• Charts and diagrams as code
# # # # #

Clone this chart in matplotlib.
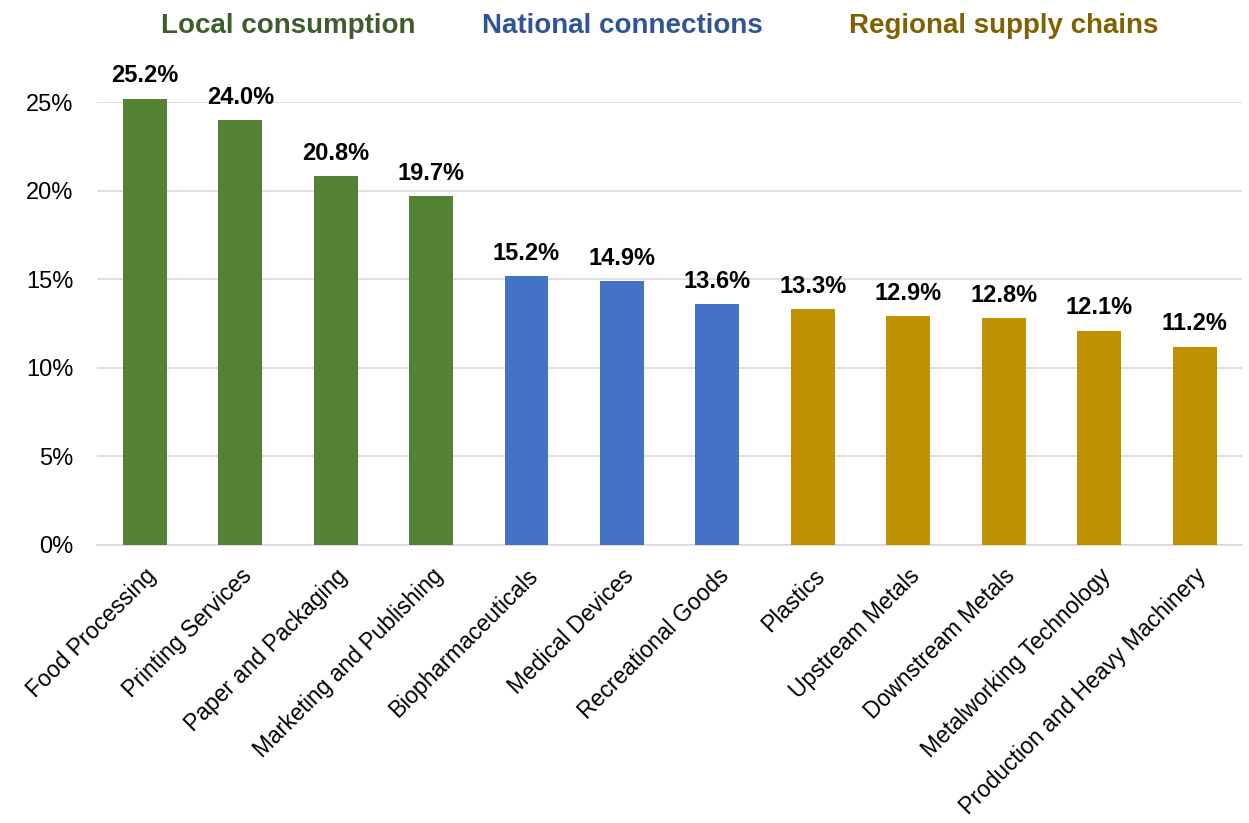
import matplotlib
matplotlib.use("Agg")
import matplotlib.pyplot as plt
from matplotlib.ticker import PercentFormatter

plt.rcParams['font.family'] = ['Liberation Sans', 'DejaVu Sans']

categories = ["Food Processing", "Printing Services", "Paper and Packaging",
              "Marketing and Publishing", "Biopharmaceuticals", "Medical Devices",
              "Recreational Goods", "Plastics", "Upstream Metals", "Downstream Metals",
              "Metalworking Technology", "Production and Heavy Machinery"]
values = [25.2, 24.0, 20.8, 19.7, 15.2, 14.9, 13.6, 13.3, 12.9, 12.8, 12.1, 11.2]
groups = ["Local", "Local", "Local", "Local", "National", "National", "National",
          "Regional", "Regional", "Regional", "Regional", "Regional"]
group_names = {"Local": "Local consumption", "National": "National connections",
               "Regional": "Regional supply chains"}
bar_colors = {"Local": "#548235", "National": "#4472C4", "Regional": "#BF9000"}
title_colors = {"Local": "#3A5F2A", "National": "#2F5597", "Regional": "#806000"}

fig = plt.figure(figsize=(12.49, 8.23), dpi=100)
ax = fig.add_axes([0.0777, 0.3378, 0.917, 0.5382])

x = list(range(len(categories)))
ax.bar(x, values, width=0.46, color=[bar_colors[g] for g in groups],
       zorder=3, clip_on=False)
for xi, v in zip(x, values):
    ax.annotate(f"{v:.1f}%", (xi, v), xytext=(0, 8), textcoords="offset points",
                ha="center", va="bottom", fontsize=17, fontweight="bold",
                annotation_clip=False)

ax.set_xlim(-0.5, 11.5)
ax.set_ylim(0, 25)
ax.set_yticks([0, 5, 10, 15, 20, 25])
ax.yaxis.set_major_formatter(PercentFormatter(decimals=0))
ax.grid(axis="y", color="#D9D9D9", linewidth=1.2, zorder=0)
for s in ["top", "right", "left"]:
    ax.spines[s].set_visible(False)
ax.spines["bottom"].set_color("#D9D9D9")
ax.spines["bottom"].set_linewidth(1.2)
ax.tick_params(axis="y", length=0, labelsize=17, pad=17)
ax.set_xticks(x)
ax.set_xticklabels(categories, rotation=45, ha="right", rotation_mode="anchor")
ax.tick_params(axis="x", length=0, labelsize=16.5, pad=14)

trans = matplotlib.transforms.blended_transform_factory(ax.transData, fig.transFigure)
for g in ["Local", "National", "Regional"]:
    idx = [i for i, gg in enumerate(groups) if gg == g]
    center = (idx[0] + idx[-1]) / 2
    ax.text(center, 0.969, group_names[g], transform=trans,
            ha="center", va="center", fontsize=20, fontweight="bold",
            color=title_colors[g])

fig.savefig("out.png", dpi=100)
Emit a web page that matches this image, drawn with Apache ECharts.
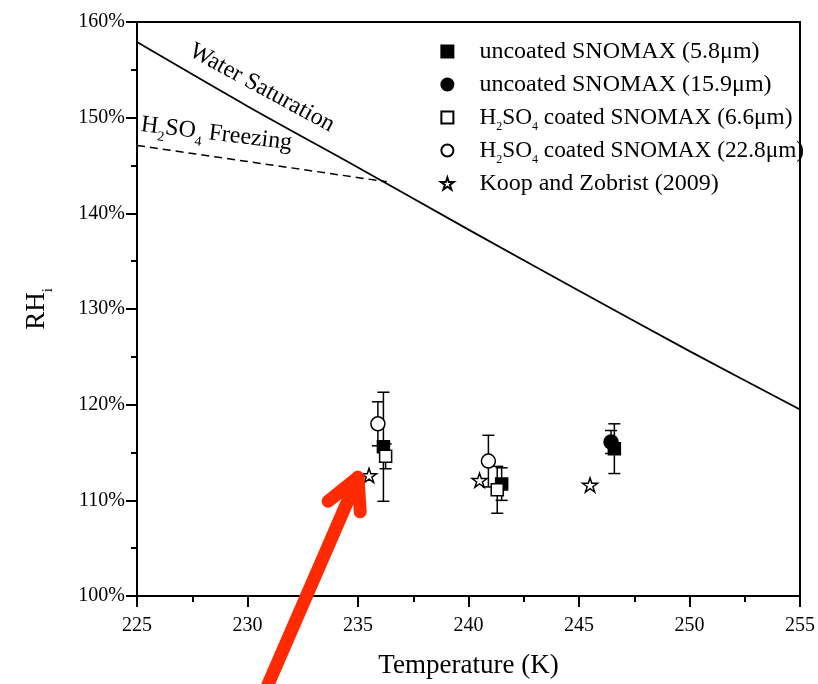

# # # # #

• Problem to solve
Can the lines from the start of the records through the line with "plt.rcParams['font.family'] = ['Liberation" be given again exactly, with the pictures left out?

• Expected answer
Clone this chart in matplotlib.
import matplotlib
matplotlib.use("Agg")
import matplotlib.pyplot as plt
from matplotlib.ticker import PercentFormatter

plt.rcParams['font.family'] = ['Liberation Sans', 'DejaVu Sans']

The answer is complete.